2 Corinthians 7:10 (NIV)
10 Godly sorrow brings repentance that leads to salvation and leaves no regret, but worldly sorrow brings death.
When was the last time someone rightfully rebuked you? In other words, when was the last time someone correctly pointed out an area where you needed to improve? How did you feel when you were rebuked? How did you respond? Did you get defensive and lash out in anger? Did you hold a grudge against that person for speaking the truth? Or did you use that rebuke to make you better?
It never feels good to be rebuked. There's a certain sorrow that comes with it. But how you respond to rebuke, and how you deal with that sorrow, will determine your destiny.

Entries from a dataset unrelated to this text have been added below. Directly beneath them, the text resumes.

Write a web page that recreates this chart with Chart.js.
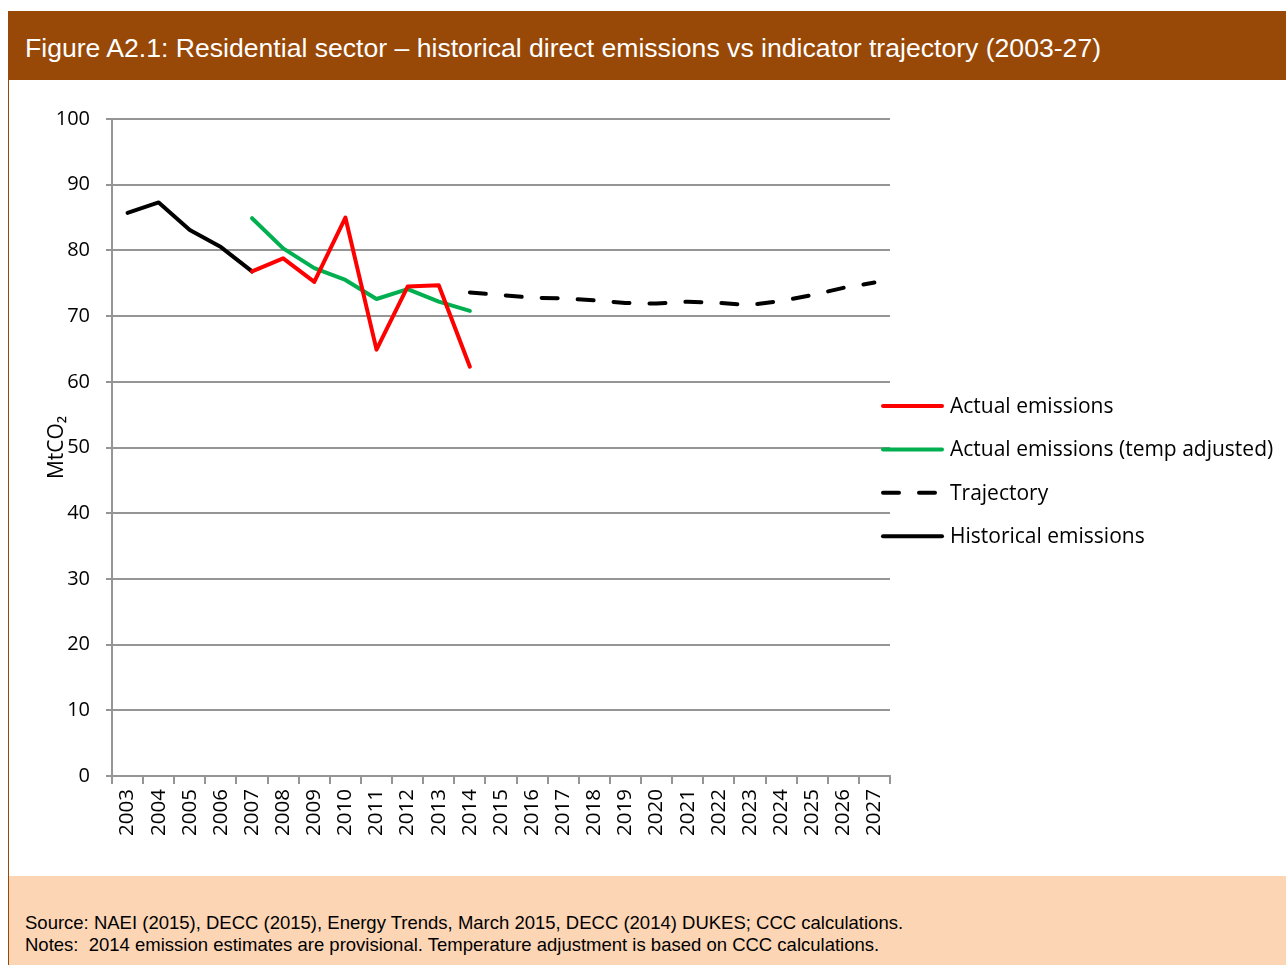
<!DOCTYPE html>
<html>
<head>
<meta charset="utf-8">
<script src="https://cdn.jsdelivr.net/npm/chart.js@4.4.1/dist/chart.umd.min.js"></script>
<style>
  body { margin: 0; width: 1286px; height: 965px; overflow: hidden; background: #fff; position: relative; }
  #head { position: absolute; left: 8px; top: 11px; width: 1278px; height: 69px; background: #984807; }
  #head span { position: absolute; left: 17px; top: 24.2px; font: 26.6px/1 "Liberation Sans", Arial, sans-serif; color: #fff; white-space: nowrap; }
  #edge { position: absolute; left: 8px; top: 80px; width: 1px; height: 885px; background: #984807; }
  #wrap { position: absolute; left: 9px; top: 80px; width: 1277px; height: 796px; }
  #foot { position: absolute; left: 9px; top: 876px; width: 1277px; height: 89px; background: #fcd5b5; }
  #foot div { position: absolute; left: 16px; top: 36px; font: 18.5px/21.7px "Liberation Sans", Arial, sans-serif; color: #000; white-space: pre; }
</style>
</head>
<body>
<div id="head"><span>Figure A2.1: Residential sector – historical direct emissions vs indicator trajectory (2003-27)</span></div>
<div id="edge"></div>
<div id="wrap"><canvas id="myChart"></canvas></div>
<div id="foot"><div>Source: NAEI (2015), DECC (2015), Energy Trends, March 2015, DECC (2014) DUKES; CCC calculations.
Notes:  2014 emission estimates are provisional. Temperature adjustment is based on CCC calculations.</div></div>
<script>
const years = [
  '2003', '2004', '2005', '2006', '2007', '2008', '2009', '2010', '2011', '2012', '2013', '2014', '2015',
  '2016', '2017', '2018', '2019', '2020', '2021', '2022', '2023', '2024', '2025', '2026', '2027'
];

// MtCO2
const actual = [null, null, null, null, 76.8, 78.8, 75.2, 85.0, 64.9, 74.5, 74.7, 62.3,
  null, null, null, null, null, null, null, null, null, null, null, null, null];
const tempAdjusted = [null, null, null, null, 84.9, 80.3, 77.3, 75.5, 72.6, 74.1, 72.2, 70.8,
  null, null, null, null, null, null, null, null, null, null, null, null, null];
const trajectory = [null, null, null, null, null, null, null, null, null, null, null,
  73.6, 73.2, 72.8, 72.7, 72.4, 72.0, 71.9, 72.2, 72.0, 71.7, 72.3, 73.2, 74.3, 75.1];
const historical = [85.7, 87.3, 83.1, 80.5, 76.8, null, null, null, null, null, null, null,
  null, null, null, null, null, null, null, null, null, null, null, null, null];

const yTicks = [0, 10, 20, 30, 40, 50, 60, 70, 80, 90, 100];

const gridGrey = '#959595';
const font = { family: '"Open Sans", sans-serif', size: 20 };

function series(label, values, color, dash) {
  return {
    label: label,
    data: values,
    borderColor: color,
    backgroundColor: color,
    borderWidth: 4,
    borderDash: dash,
    borderCapStyle: 'round',
    borderJoinStyle: 'round',
    pointRadius: 0,
    pointHoverRadius: 0,
    fill: false,
    tension: 0
  };
}

// legend on the right, line sample + label
const sideLegend = {
  id: 'sideLegend',
  afterDraw(chart) {
    const ctx = chart.ctx;
    const x0 = chart.chartArea.right - 9;
    ctx.save();
    ctx.font = '21px "Open Sans", sans-serif';
    ctx.textBaseline = 'middle';
    ctx.lineCap = 'round';
    ctx.lineWidth = 4;
    chart.data.datasets.forEach((ds, i) => {
      const y = 326 + i * 43.4;
      ctx.strokeStyle = ds.borderColor;
      ctx.setLineDash(ds.borderDash ? [16, 20] : []);
      ctx.beginPath();
      ctx.moveTo(x0 + 2, y);
      ctx.lineTo(x0 + 61, y);
      ctx.stroke();
      ctx.setLineDash([]);
      ctx.fillStyle = '#000';
      ctx.fillText(ds.label, x0 + 69, y + 1);
    });
    ctx.restore();
  }
};

const config = {
  type: 'line',
  data: {
    labels: years,
    datasets: [
      series('Actual emissions', actual, '#ff0000'),
      series('Actual emissions (temp adjusted)', tempAdjusted, '#00b050'),
      series('Trajectory', trajectory, '#000000', [16, 20]),
      series('Historical emissions', historical, '#000000')
    ]
  },
  options: {
    responsive: true,
    maintainAspectRatio: false,
    animation: false,
    layout: { padding: { top: 39, right: 396, bottom: 0, left: 0 } },
    plugins: {
      legend: { display: false },
      tooltip: { enabled: false }
    },
    scales: {
      x: {
        offset: true,
        grid: { offset: true, drawOnChartArea: false, drawTicks: true, tickLength: 8, color: gridGrey, lineWidth: 2 },
        border: { display: true, color: gridGrey, width: 2 },
        ticks: { autoSkip: false, maxRotation: 90, minRotation: 90, padding: 5, color: '#000', font: { family: font.family, size: 20.5 } },
        afterFit: s => { s.height = 100; }
      },
      y: {
        min: 0,
        max: 100,
        afterBuildTicks: s => { s.ticks = yTicks.map(v => ({ value: v })); },
        grid: { color: gridGrey, lineWidth: 2, drawTicks: true, tickLength: 6 },
        border: { display: true, color: gridGrey, width: 2 },
        ticks: { padding: 16, color: '#000', font: font },
        title: { display: true, text: 'MtCO₂', color: '#000', font: { family: font.family, size: 21 }, padding: { top: 35.4, bottom: 0 } },
        afterFit: s => { s.width = 103; }
      }
    }
  },
  plugins: [sideLegend]
};

const myChart = new Chart(document.getElementById('myChart'), config);
</script>
</body>
</html>
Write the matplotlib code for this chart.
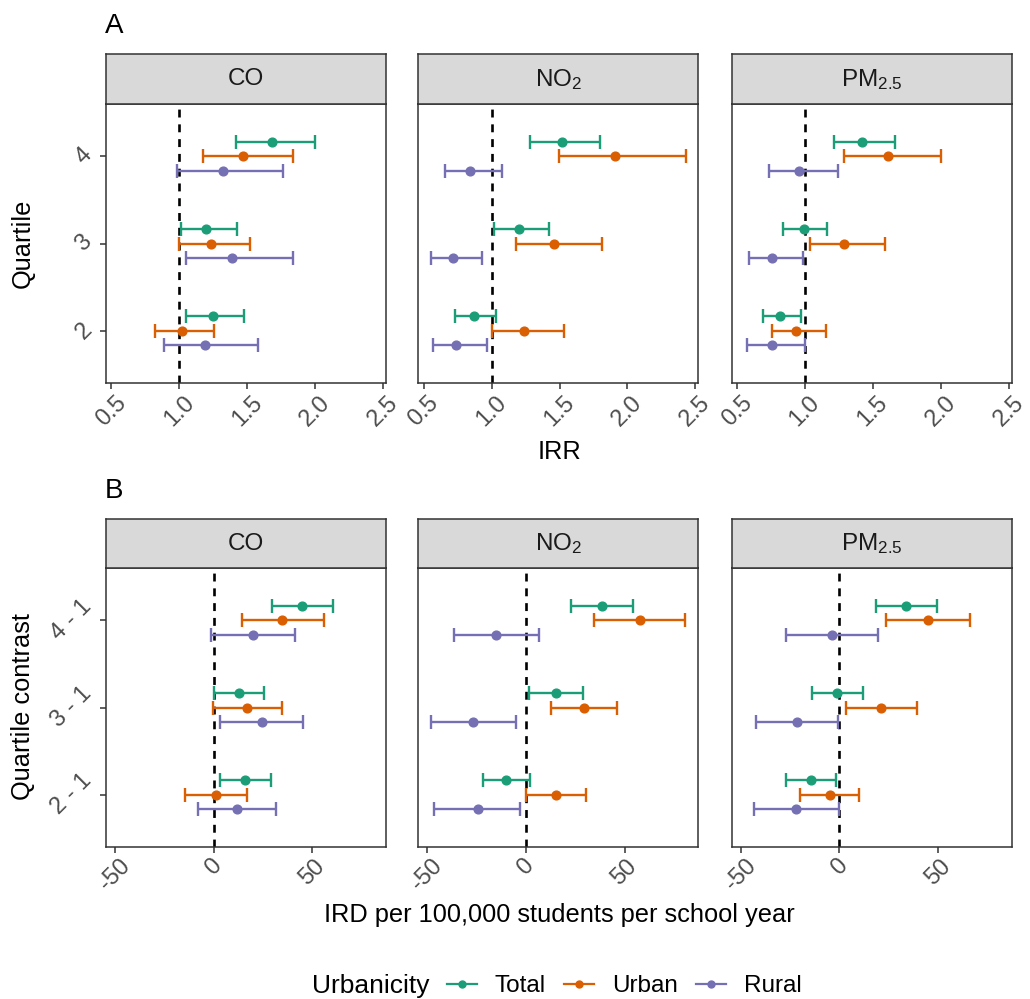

In 2 Corinthians 7:8-16, Paul describes the two ways you can respond to rebuke. The first way you can respond is what Paul calls "godly sorrow". Godly sorrow is marked by 7 traits (see verse 11):
- earnestness: you sincerely want to know where you went wrong and aren't afraid to admit when you're wrong and apologize
- eagerness to clear yourself: you want nothing more than to improve and make things right
- indignation: there's a part of you that's mad at yourself for making that mistake (not necessarily beating yourself up like there's no tomorrow, but still there's a healthy "ugh! Why did I mess up there!")
- alarm: the rebuke causes you to go into a high alert mode where you're now being extra careful not to repeat the mistake or make other mistakes
- longing: you so want to improve and become a better ____ (you fill in the blank...leader, teammate, servant, parent, spouse, friend)
- concern: you feel bad that your mistake affected others and you're concerned for their well being
- readiness to see justice done: you're committed to making things right and improving no matter what it takes.
These are the 7 marks of godly sorrow. As Paul explains, godly sorrow is a good thing. It brings repentance, leads to salvation and leaves no regret (v10). There's a certain hope that comes with godly sorrow because we are eager to change and improve. Whenever we are rightfully rebuked, God wants us to respond with godly sorrow.
But there's another way to respond to rebuke. Paul calls it "worldly sorrow". That's where all you do is sulk, get defensive, make excuses, blame others and throw a pity party. Whereas godly sorrow brings hope, worldly sorrow brings hopelessness. As verse 10 says, "worldly sorrow brings death". In other words, the quickest way to kill your destiny is to respond to rebuke with worldly sorrow.
Praise God! While we don't know the exact situation in 2 Corinthians 7:8-16 that led to Paul rebuking his church in Corinth, we do know that the church responded with godly sorrow, not worldly sorrow. As a result, the church grew and used the rebuke - as painful as it was to hear - to their advantage, making them stronger.
I pray that you too, whenever you are rightfully rebuked, respond with godly sorrow. We all make mistakes. No one ever bats 1000 or gets it right all the time. But if we will respond to our mistakes with godly sorrow, we can with God's help turn our mistakes into the most important triggers for even greater growth and maturity.